そんな、ドヴォルザークに妻のアンナは散歩に出かけることをよくすすめたそうです。
すると、ドヴォルザークは葉巻を一本加えては汽車を見に行きました。ドヴォルザークにとって音楽の次に好きだったのが汽車だったのですが、その大好きな汽車を眺めているうちに鬱屈した思いも消え去って、再び元気になって帰宅したというエピソードが残されています。
そんなドヴォルザークに対してジムロックはついに第1集の10倍という破格のギャラで第2集の作曲をドヴォルザークに懇願します。
はたして、この金額が彼の心を動かしたのかどうかは定かではありませんが、今まで断り続けてきたこの仕事を、1886年になってドヴォルザークは突然に引き受けます。そして、わずか一ヶ月あまりで4手のピアノ楽譜を完成させてしまいます。
もちろん、だからといって、この第2集はお金目当てのやっつけ仕事だったというわけではありません。
ドヴォルザークは第1集において、この形式においてやれるべき事は全てやったという自負がありました。
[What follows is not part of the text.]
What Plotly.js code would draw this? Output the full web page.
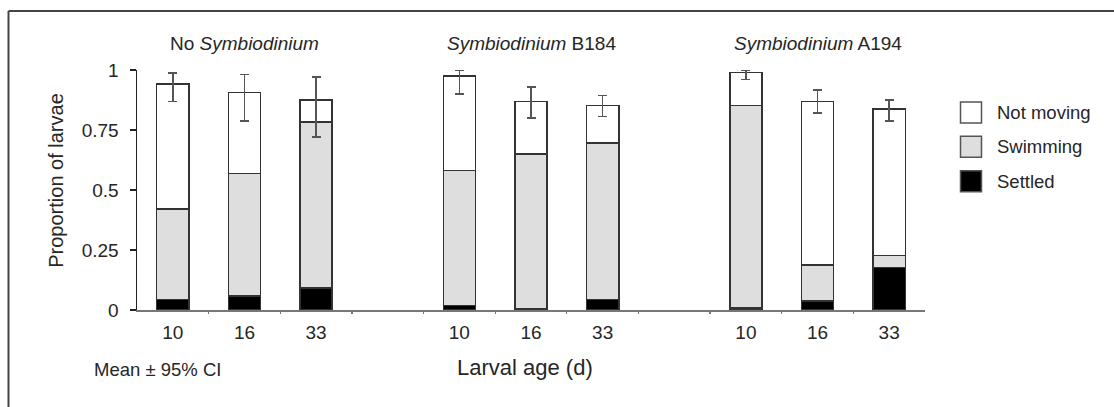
<!DOCTYPE html>
<html>
<head>
<meta charset="utf-8">
<script src="https://cdn.plot.ly/plotly-3.0.1.min.js"></script>
<style>html,body{margin:0;padding:0;background:#fff;}#chart{width:1114px;height:407px;}</style>
</head>
<body>
<div id="chart"></div>
<script>
// ---- data ----
var groupTitles = ["No <i>Symbiodinium</i>", "<i>Symbiodinium</i> B184", "<i>Symbiodinium</i> A194"];
var ages = ["10", "16", "33"];
var seriesNames = ["Not moving", "Swimming", "Settled"];
// one value per bar: group1 (10,16,33), group2 (10,16,33), group3 (10,16,33)
var settled   = [0.044, 0.058, 0.091, 0.019, 0.004, 0.044, 0.009, 0.037, 0.178];
var swimming  = [0.377, 0.510, 0.693, 0.562, 0.645, 0.651, 0.844, 0.151, 0.050];
var notMoving = [0.520, 0.339, 0.091, 0.393, 0.219, 0.158, 0.136, 0.680, 0.609];
var ciUpper   = [0.988, 0.982, 0.970, 1.000, 0.928, 0.893, 1.000, 0.916, 0.875];
var ciLower   = [0.868, 0.788, 0.721, 0.900, 0.799, 0.807, 0.961, 0.820, 0.788];
var yTickVals = [0, 0.25, 0.5, 0.75, 1];
var yTickText = ["0", "0.25", "0.5", "0.75", "1"];
var yTitle = "Proportion of larvae";
var xTitle = "Larval age (d)";
var noteText = "Mean \u00b1 95% CI";

// ---- derived positions ----
var xs = [], xLabels = [];
for (var g = 0; g < groupTitles.length; g++) {
  for (var i = 0; i < ages.length; i++) { xs.push(g * 4 + i); xLabels.push(ages[i]); }
}
var boundaries = [];
for (var b = 0.5; b < 10; b += 1) boundaries.push(b);
var totals = xs.map(function (_, k) { return settled[k] + swimming[k] + notMoving[k]; });
var errPlus = totals.map(function (t, k) { return Math.max(0, ciUpper[k] - t); });
var errMinus = totals.map(function (t, k) { return Math.max(0, t - ciLower[k]); });

var FONT = "Liberation Sans, Arial, sans-serif";
var TXT = "#262626";
var OUT = "#333333";
var fills = ["#ffffff", "#dedede", "#000000"];
var W = 1114, H = 407, L = 137, R = 925, T = 70, B = 310.5;
function px(x) { return (x - L) / (R - L); }
function py(y) { return (B - y) / (B - T); }

var common = { type: "bar", x: xs, width: 0.45, cliponaxis: false, showlegend: false, hoverinfo: "y" };
var traces = [
  Object.assign({}, common, { name: seriesNames[2], y: settled, marker: { color: fills[2], line: { color: OUT, width: 1.5 } } }),
  Object.assign({}, common, { name: seriesNames[1], y: swimming, marker: { color: fills[1], line: { color: OUT, width: 1.5 } } }),
  Object.assign({}, common, { name: seriesNames[0], y: notMoving, marker: { color: fills[0], line: { color: OUT, width: 1.5 } },
    error_y: { type: "data", symmetric: false, array: errPlus, arrayminus: errMinus, color: "#555555", thickness: 1.6, width: 4.5 } })
];

var annotations = [];
groupTitles.forEach(function (t, g) {
  annotations.push({ text: t, xref: "x", x: g * 4 + 1, yref: "paper", y: py(43.5), showarrow: false,
    xanchor: "center", yanchor: "middle", font: { family: FONT, size: 19, color: TXT } });
});
annotations.push({ text: yTitle, textangle: -90, xref: "paper", x: px(56), yref: "paper", y: py(181), showarrow: false,
  xanchor: "center", yanchor: "middle", font: { family: FONT, size: 20, color: TXT } });
annotations.push({ text: xTitle, xref: "paper", x: px(524.5), yref: "paper", y: py(368), showarrow: false,
  xanchor: "center", yanchor: "middle", font: { family: FONT, size: 22, color: TXT } });
annotations.push({ text: noteText, xref: "paper", x: px(92), yref: "paper", y: py(370), showarrow: false,
  xanchor: "left", yanchor: "middle", font: { family: FONT, size: 18.5, color: TXT } });

var shapes = [
  { type: "line", xref: "paper", yref: "paper", x0: px(8.5), x1: px(1116), y0: py(11), y1: py(11), line: { color: "#444", width: 2 } },
  { type: "line", xref: "paper", yref: "paper", x0: px(8.5), x1: px(8.5), y0: py(11), y1: py(410), line: { color: "#444", width: 2 } }
];
// legend boxes (drawn to match the reference's large swatches)
var legY = [112.5, 147, 181.5];
[0, 1, 2].forEach(function (s) {
  shapes.push({ type: "rect", xref: "paper", yref: "paper", x0: px(960.5), x1: px(981.5), y0: py(legY[s] - 10.5), y1: py(legY[s] + 10.5),
    fillcolor: fills[s], line: { color: "#555", width: 1.5 } });
  annotations.push({ text: seriesNames[s], xref: "paper", x: px(995), yref: "paper", y: py(legY[s]), showarrow: false,
    xanchor: "left", yanchor: "middle", font: { family: FONT, size: 18.5, color: TXT } });
});

var layout = {
  width: W, height: H,
  margin: { l: L, r: W - R, t: T, b: H - B, pad: 0 },
  paper_bgcolor: "#fff", plot_bgcolor: "rgba(0,0,0,0)",
  barmode: "stack",
  font: { family: FONT, size: 19, color: TXT },
  showlegend: false,
  xaxis: { range: [-0.5, 10.5], tickmode: "array", tickvals: xs, ticktext: xLabels, ticks: "", showline: true,
    linecolor: "#777", linewidth: 1.5, showgrid: false, zeroline: false, fixedrange: true,
    tickfont: { family: FONT, size: 19, color: TXT }, ticklabelstandoff: 5 },
  xaxis2: { overlaying: "x", matches: "x", range: [-0.5, 10.5], tickmode: "array", tickvals: boundaries, ticktext: boundaries.map(function () { return ""; }),
    ticks: "outside", ticklen: 3, tickcolor: "#777", tickwidth: 1.2, showline: false, showgrid: false, zeroline: false, side: "bottom", anchor: "y" },
  yaxis: { range: [0, 1], tickmode: "array", tickvals: yTickVals, ticktext: yTickText, ticks: "outside", ticklen: 6,
    tickcolor: "#222", tickwidth: 1.5, showline: true, linecolor: "#222", linewidth: 1.5, showgrid: false, zeroline: false,
    fixedrange: true, tickfont: { family: FONT, size: 19, color: TXT }, ticklabelstandoff: 7 },
  annotations: annotations,
  shapes: shapes
};
traces.push({ type: "scatter", x: [], y: [], xaxis: "x2", yaxis: "y", showlegend: false, hoverinfo: "skip" });

Plotly.newPlot("chart", traces, layout, { displayModeBar: false, staticPlot: true });
</script>
</body>
</html>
それだけに、これに続く第2集を依頼されても、それほど簡単に第1集を上回る仕事ができるとは思えなかったのもこの仕事を長く固持してきた理由でした。
ですから、彼が第2集の仕事を引き受けたときには、それなりの成算があってのことだったのでしょう。
この第2集では、チェコの舞曲は少ない数にとどめ、他のスラブ地域から様々な形式の舞曲が採用されています。
また、メランコリックで美しい旋律を持った作品が多いのもこの第2集の特徴です。明らかに、第2集の方が成功をおさめた巨匠のゆとりのようなものが感じ取れます。そう言う意味では、第1集よりはこちらの方が好きだという人も多いのではないでしょうか。
なお、この第2集もピアノ用に続いてオーケストラ版も出版されて、今ではそちらの方が広く流布しています。
- 第1番:モルト・ヴィヴァーチェ ロ長調 4分の2拍子
- 第2番:アレグレット・グラッティオーソ ホ短調 8分の3拍子
- 第3番:アレグロ ヘ長調 4分の2拍子
- 第4番:アレグレット・グラッティオーソ 変ニ長調 8分の3拍子
- 第5番:ポーコ・アダージョ 変ロ短調 8分の4拍子
- 第6番:モデラート・クアジ・ミヌエット 変ロ長調 4分の3拍子
- 第7番:アレグロ・ヴィヴァーチェ ハ長調 4分の2拍子
- 第8番:グラッティオーソ・エ・レント・マ・ノン・トロッポ クアジ・テンポ・ディ・ヴァルセ 変イ長調 4分の3拍子
まさにターリッヒにとって油の乗り切った時期の演奏
さて、このような「骨董品」のような録音をここで取り上げるべきかどうかいささか迷ってしまいました。しかし、実際に聞いてみれば演奏はやはり素晴らしく、さらに言えば「演奏史」というものを考えてみれば無視は出来ないと判断しました。
調べてみれば、録音は「His Master's Voice」で、実に立派な真っ赤なボックスに収められてリリースされていますから、レーベルにとっても大いに意味のある録音だったことは間違いありません。もしかしたら、この二つのスラブ舞曲集を全曲録音したのはこれが初めてかもしれません。(確証はまったくありませんが・・・^^;)
さらに言えば、1935年という年はターリッヒにとってはチェコ・フィルの首席指揮者だけでなく、プラハ国民劇場の音楽監督にも就任して、まさに油の乗り切った時期でもありました。
それだけに、この録音もまた、半端のない熱量に溢れています。もちろん、録音のクオリティも低くはないので、そう言う勢いだけでなく細部に至るまでコントロールの行き届いたものであることもよく分かります。それは、ホンのちょっとしたフレーズに至るまで、その歌わせ方やテンポの設定を考え抜いているのがよく分かります。
そう言う意味では、これは、おかしな喩えかもしれませんが、シベリウスにおけるカヤヌスの録音のようなポジションを持ってしまったものかもしれません。あの録音はシベリウス演奏の「原点(origin)」とも言うべき位置を占めるのですが、これもまた同様にドヴォルザーク演奏の「原点(origin)」になっているのかもしれません。
そして、両者に共通するのは安易な「民族性」というものに寄りかかっていないことです。しかし、同時にその背景には同郷の偉大な作曲家に対する尊敬と愛情が溢れていて、それに裏打ちされた「献身」が見て取れます。
もっとも、こういう古い録音はやめてくれと言う人も少なくないことは承知しているのですが、それでも、一つの時代を切り取る録音としてやはり無視は出来ないでしょう。